Dispositional legitimacy is defined as support for an organization due to the good attributes constituencies believe the organization has, such as trustworthiness, decency, or wisdom. This is due to the fact that people typically personify organizations and characterize them as being autonomous.

=== Moral legitimacy ===
Moral legitimacy is dependent upon whether the actions of an organization or institution are judged to be moral. In other words, if the constituency believe the organization is breaking the rules of the political or economic system for immoral reasons, then this can threaten moral legitimacy. Suchman breaks moral legitimacy down into four sub-sections:
- consequential legitimacy,
- procedural legitimacy,
- structural legitimacy, and
- personal legitimacy.
Consequential legitimacy relates to what an organization has accomplished based on criteria that is specific to that organization. Procedural legitimacy can be obtained by an organization by adhering to socially formalized and accepted procedures (e.g. regulatory oversight). In the case of structural legitimacy, people view an organization as legitimate because its structural characteristics allow it to do specific kinds of work.

Suchman refers to this organization as being the "right organization for the job." Lastly, personal legitimacy refers to legitimacy that is derived from the charisma of individual leaders.

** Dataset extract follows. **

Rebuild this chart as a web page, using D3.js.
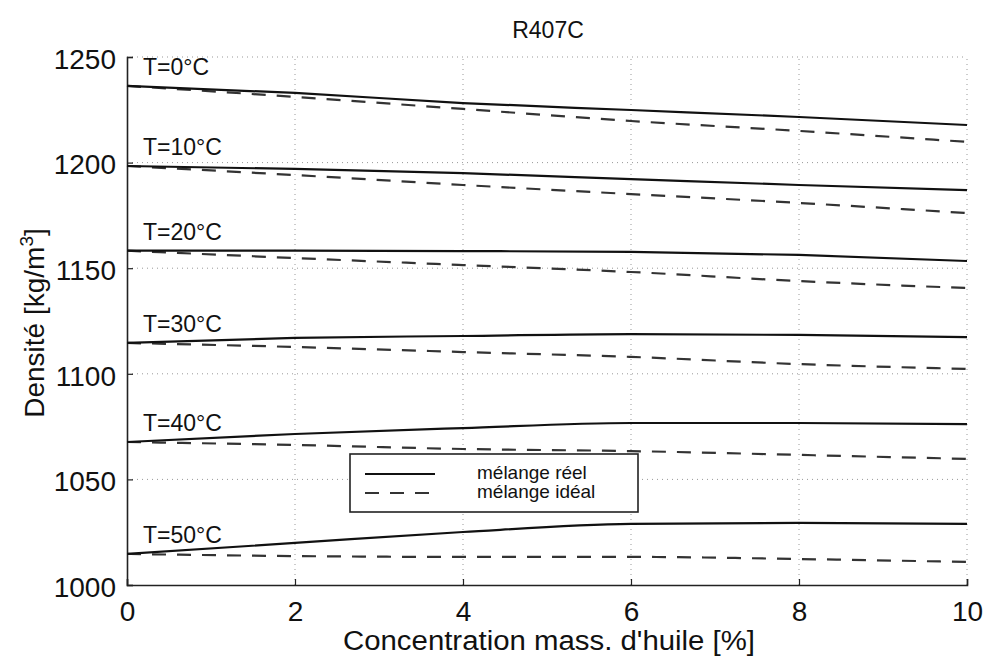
<!DOCTYPE html>
<html><head><meta charset="utf-8">
<script src="https://cdn.jsdelivr.net/npm/d3@7"></script>
<style>body{margin:0;background:#fff}svg{display:block}text{font-family:"Liberation Sans",Arial,sans-serif;fill:#111}</style>
</head><body><svg id="c" width="990" height="658"></svg>
<script>
const conc = [0, 2, 4, 6, 8, 10];
const temps = ["T=0°C","T=10°C","T=20°C","T=30°C","T=40°C","T=50°C"];
const reel = [
  [1236.3,1233.0,1228.2,1224.9,1221.6,1217.8],
  [1198.4,1197.0,1195.0,1192.2,1189.4,1187.0],
  [1158.3,1158.3,1158.1,1157.7,1156.3,1153.4],
  [1114.6,1117.0,1117.9,1118.8,1118.4,1117.4],
  [1067.7,1071.5,1074.3,1076.7,1076.7,1076.2],
  [1014.7,1019.9,1025.1,1028.9,1029.4,1028.9]
];
const ideal = [
  [1236.3,1231.1,1225.4,1219.7,1215.0,1209.8],
  [1198.4,1194.1,1189.4,1185.1,1180.9,1176.1],
  [1158.3,1154.8,1151.5,1148.2,1143.9,1140.6],
  [1114.6,1112.7,1110.3,1108.0,1104.6,1102.3],
  [1067.7,1066.3,1064.4,1063.4,1061.6,1059.7],
  [1014.7,1013.7,1013.3,1013.3,1012.3,1010.9]
];
const xTicks = [0,2,4,6,8,10];
const yTicks = [1000,1050,1100,1150,1200,1250];
const legendLabels = ["mélange réel","mélange idéal"];

const svg = d3.select("#c");
const x = d3.scaleLinear().domain([0,10]).range([127,967]);
const y = d3.scaleLinear().domain([1000,1250]).range([585,57]);

// grid
const grid = svg.append("g").attr("stroke","#999").attr("stroke-width",1).attr("stroke-dasharray","1,4");
grid.selectAll("line.v").data(xTicks.filter(d=>d>0)).join("line")
  .attr("x1",d=>x(d)).attr("x2",d=>x(d)).attr("y1",y(1000)).attr("y2",y(1250));
grid.selectAll("line.h").data(yTicks.filter(d=>d>1000)).join("line")
  .attr("y1",d=>y(d)).attr("y2",d=>y(d)).attr("x1",x(0)).attr("x2",x(10));

// axes
const xAxis = svg.append("g").attr("transform",`translate(0,${y(1000)})`)
  .call(d3.axisBottom(x).tickValues(xTicks).tickSize(-6).tickPadding(14).tickFormat(d3.format("d")));
const yAxis = svg.append("g").attr("transform",`translate(${x(0)},0)`)
  .call(d3.axisLeft(y).tickValues(yTicks).tickSize(-6).tickPadding(11).tickFormat(d3.format("d")));
[xAxis,yAxis].forEach(a=>{
  a.select(".domain").attr("stroke","#222").attr("stroke-width",1.6);
  a.selectAll(".tick line").attr("stroke","#222").attr("stroke-width",1.2);
  a.selectAll(".tick text").attr("font-size",28).attr("fill","#111").attr("font-family","Liberation Sans, Arial, sans-serif");
});
xAxis.selectAll(".tick text").attr("dy","0.8em");
yAxis.selectAll(".tick text").attr("dy","0.4em");

const line = d3.line().x((d,i)=>x(conc[i])).y(d=>y(d)).curve(d3.curveMonotoneX);

svg.append("g").selectAll("path").data(ideal).join("path")
  .attr("d",line).attr("fill","none").attr("stroke","#333").attr("stroke-width",2.2).attr("stroke-dasharray","14,11");
svg.append("g").selectAll("path").data(reel).join("path")
  .attr("d",line).attr("fill","none").attr("stroke","#111").attr("stroke-width",2.2);

// T labels
svg.append("g").selectAll("text").data(temps).join("text")
  .attr("x",x(0.19)).attr("y",(d,i)=>y(reel[i][0])-11)
  .attr("font-size",23).text(d=>d);

// title
svg.append("text").attr("x",548).attr("y",38).attr("text-anchor","middle").attr("font-size",23).text("R407C");
// x label
svg.append("text").attr("x",549).attr("y",650).attr("text-anchor","middle").attr("font-size",27)
  .attr("textLength",412).attr("lengthAdjust","spacingAndGlyphs").text("Concentration mass. d'huile [%]");
// y label
const yl = svg.append("text").attr("transform","translate(44,323) rotate(-90)").attr("text-anchor","middle").attr("font-size",28);
yl.append("tspan").text("Densité [kg/m");
yl.append("tspan").attr("font-size",19).attr("dy",-11).text("3");
yl.append("tspan").attr("dy",11).text("]");

// legend
const lg = svg.append("g");
lg.append("rect").attr("x",350).attr("y",454).attr("width",288).attr("height",58)
  .attr("fill","#fff").attr("stroke","#222").attr("stroke-width",1.6);
const ly = [474,493];
lg.selectAll("line").data(legendLabels).join("line")
  .attr("x1",365).attr("x2",435).attr("y1",(d,i)=>ly[i]).attr("y2",(d,i)=>ly[i])
  .attr("stroke",(d,i)=>i?"#333":"#111").attr("stroke-width",2)
  .attr("stroke-dasharray",(d,i)=>i?"14,11":null);
lg.selectAll("text").data(legendLabels).join("text")
  .attr("x",477).attr("y",(d,i)=>ly[i]+5).attr("font-size",19).text(d=>d);
</script></body></html>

=== Cognitive legitimacy ===
Cognitive legitimacy is created when an organization pursues goals that society deems to be proper and desirable.
Constituency support for the organization is not due to self-interest, but rather due to its taken-for-granted character. When an organization has reached this taken-for-granted status, an organization is beyond dissent. While moral and pragmatic legitimacy deal with some form of evaluation, cognitive legitimacy does not. Instead, with cognitive legitimacy society accepts these organizations as being necessary or inevitable.

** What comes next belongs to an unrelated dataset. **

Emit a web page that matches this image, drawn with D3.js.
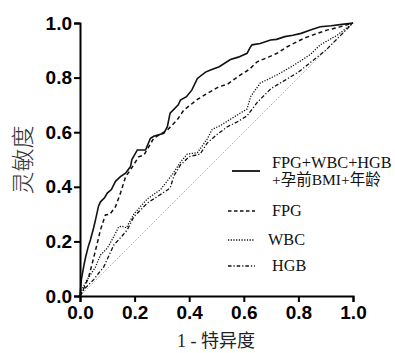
<!DOCTYPE html>
<html>
<head>
<meta charset="utf-8">
<script src="https://cdn.jsdelivr.net/npm/d3@7"></script>
<style>
  body { margin: 0; background: #fff; }
  svg { display: block; }
</style>
</head>
<body>
<div id="chart"></div>
<script>
// ROC curves: false positive rate (1 - specificity) vs sensitivity
const comboFpr = [0, .005, .014, .02, .03, .038, .05, .057, .068, .075, .09, .1, .115, .13, .148, .167, .185, .19, .21, .24, .258, .27, .307, .32, .33, .36, .368, .39, .41, .43, .46, .478, .51, .551, .58, .612, .623, .63, .66, .698, .72, .75, .78, .81, .844, .88, .92, .96, 1];
const comboTpr = [0, .06, .11, .14, .18, .205, .25, .28, .33, .345, .36, .377, .39, .42, .437, .45, .474, .5, .535, .535, .578, .585, .596, .62, .67, .70, .718, .73, .755, .797, .82, .828, .84, .866, .875, .889, .91, .92, .925, .938, .94, .95, .955, .962, .974, .986, .99, .995, 1];

const fpgFpr = [0, .015, .032, .045, .057, .075, .093, .11, .13, .148, .167, .185, .215, .234, .27, .32, .356, .38, .43, .466, .51, .539, .588, .62, .649, .69, .722, .759, .82, .869, .905, .95, 1];
const fpgTpr = [0, .03, .07, .12, .168, .242, .297, .30, .327, .376, .437, .462, .51, .516, .578, .608, .645, .681, .72, .742, .767, .775, .81, .83, .858, .875, .889, .913, .944, .962, .974, .985, 1];

const wbcFpr = [0, .01, .026, .057, .075, .1, .125, .142, .155, .17, .197, .246, .295, .338, .368, .393, .43, .466, .484, .515, .563, .612, .625, .66, .722, .783, .844, .88, .942, 1];
const wbcTpr = [0, .03, .059, .107, .15, .175, .22, .254, .255, .25, .3, .355, .39, .445, .49, .52, .525, .575, .61, .625, .655, .685, .73, .78, .81, .845, .885, .92, .955, 1];

const hgbFpr = [0, .02, .05, .087, .124, .15, .173, .197, .246, .283, .33, .344, .368, .4, .44, .466, .5, .54, .58, .612, .65, .7, .75, .8, .85, .9, .95, 1];
const hgbTpr = [0, .03, .06, .107, .187, .215, .242, .29, .34, .364, .395, .44, .48, .51, .52, .56, .59, .62, .64, .66, .71, .76, .79, .82, .86, .9, .95, 1];

const tickVals = [0, 0.2, 0.4, 0.6, 0.8, 1.0];
const legendLabels = [["FPG+WBC+HGB", "+孕前BMI+年龄"], ["FPG"], ["WBC"], ["HGB"]];

const width = 395;
const height = 353;
const margin = {top: 23, right: 42, bottom: 57, left: 80};

const svg = d3.select('#chart')
  .append('svg')
  .attr('width', width)
  .attr('height', height);

const x = d3.scaleLinear()
  .domain([0, 1])
  .range([margin.left, width - margin.right]);

const y = d3.scaleLinear()
  .domain([0, 1])
  .range([height - margin.bottom, margin.top]);

const line = d3.line()
  .x(d => x(d[0]))
  .y(d => y(d[1]));

// reference diagonal
svg.append('path')
  .datum([[0, 0], [1, 1]])
  .attr('d', line)
  .attr('fill', 'none')
  .attr('stroke', '#9a9a9a')
  .attr('stroke-width', 1)
  .attr('stroke-dasharray', '1,1.5');

const series = [
  {fpr: hgbFpr, tpr: hgbTpr, dash: '4,2,1.2,2', w: 1.3},
  {fpr: wbcFpr, tpr: wbcTpr, dash: '1.2,1.5', w: 1.3},
  {fpr: fpgFpr, tpr: fpgTpr, dash: '4,3', w: 1.5},
  {fpr: comboFpr, tpr: comboTpr, dash: null, w: 1.6}
];

series.forEach(s => {
  svg.append('path')
    .datum(s.fpr.map((f, i) => [f, s.tpr[i]]))
    .attr('d', line)
    .attr('fill', 'none')
    .attr('stroke', '#111')
    .attr('stroke-width', s.w)
    .attr('stroke-dasharray', s.dash);
});

// axes
const xAxis = svg.append('g')
  .attr('transform', `translate(0,${y(0)})`)
  .call(d3.axisBottom(x).tickValues(tickVals).tickFormat(d3.format('.1f')).tickSizeOuter(0).tickSize(6).tickPadding(4));

const yAxis = svg.append('g')
  .attr('transform', `translate(${x(0)},0)`)
  .call(d3.axisLeft(y).tickValues(tickVals).tickFormat(d3.format('.1f')).tickSizeOuter(0).tickSize(6).tickPadding(2));

[xAxis, yAxis].forEach(g => {
  g.select('.domain').attr('stroke', '#000').attr('stroke-width', 2);
  g.selectAll('.tick line').attr('stroke', '#000').attr('stroke-width', 2);
  g.selectAll('.tick text')
    .attr('fill', '#000')
    .style('font-family', 'Liberation Sans, Arial, sans-serif')
    .style('font-weight', 'bold')
    .style('font-size', '19px');
});

// axis titles
svg.append('text')
  .attr('x', 216)
  .attr('y', 347)
  .attr('text-anchor', 'middle')
  .style('font-family', 'Liberation Serif, Noto Sans CJK SC, serif')
  .style('font-size', '18px')
  .attr('fill', '#222')
  .text('1 - 特异度');

svg.append('text')
  .attr('transform', 'translate(31,160) rotate(-90)')
  .attr('text-anchor', 'middle')
  .style('font-family', 'Noto Sans CJK SC, sans-serif')
  .style('font-size', '23px')
  .style('font-weight', '300')
  .attr('fill', '#333')
  .text('灵敏度');

// legend
const legendY = [171, 211, 240, 266];
const legendDash = [null, '3.5,2.5', '1.2,1.5', '3.5,2,1.2,2'];
const legendG = svg.append('g');

legendLabels.forEach((lab, i) => {
  legendG.append('line')
    .attr('x1', i === 0 ? 232 : 228)
    .attr('x2', i === 0 ? 260 : 255)
    .attr('y1', legendY[i])
    .attr('y2', legendY[i])
    .attr('stroke', '#111')
    .attr('stroke-width', i === 0 ? 1.8 : 1.3)
    .attr('stroke-dasharray', legendDash[i]);
  lab.forEach((t, j) => {
    legendG.append('text')
      .attr('x', i === 2 ? 268 : 272)
      .attr('y', (i === 0 ? 168 : legendY[i] + 5) + j * 17)
      .style('font-family', 'Liberation Serif, Noto Sans CJK SC, serif')
      .style('font-size', j === 1 ? '15.5px' : '16.3px')
      .attr('fill', '#111')
      .text(t);
  });
});
</script>
</body>
</html>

== Selected publications ==
- Suchman, Mark C. On Advice of Counsel: Law Firms and Venture Capital Funds as Information Intermediaries in the Structuration of Silicon Valley. 1994

Articles, a selection:
- Suchman, Mark C. "Managing legitimacy: Strategic and institutional approaches", Academy of Management Review, 20.3 (1995): 571-610.
- Suchman, Mark C., and Lauren B. Edelman. "Legal rational myths: The new institutionalism and the law and society tradition", Law & Social Inquiry, 21.4 (1996): 903-941.
- Edelman, Lauren B., and Mark C. Suchman. "The legal environments of organizations", Annual Review of Sociology (1997): 479-515.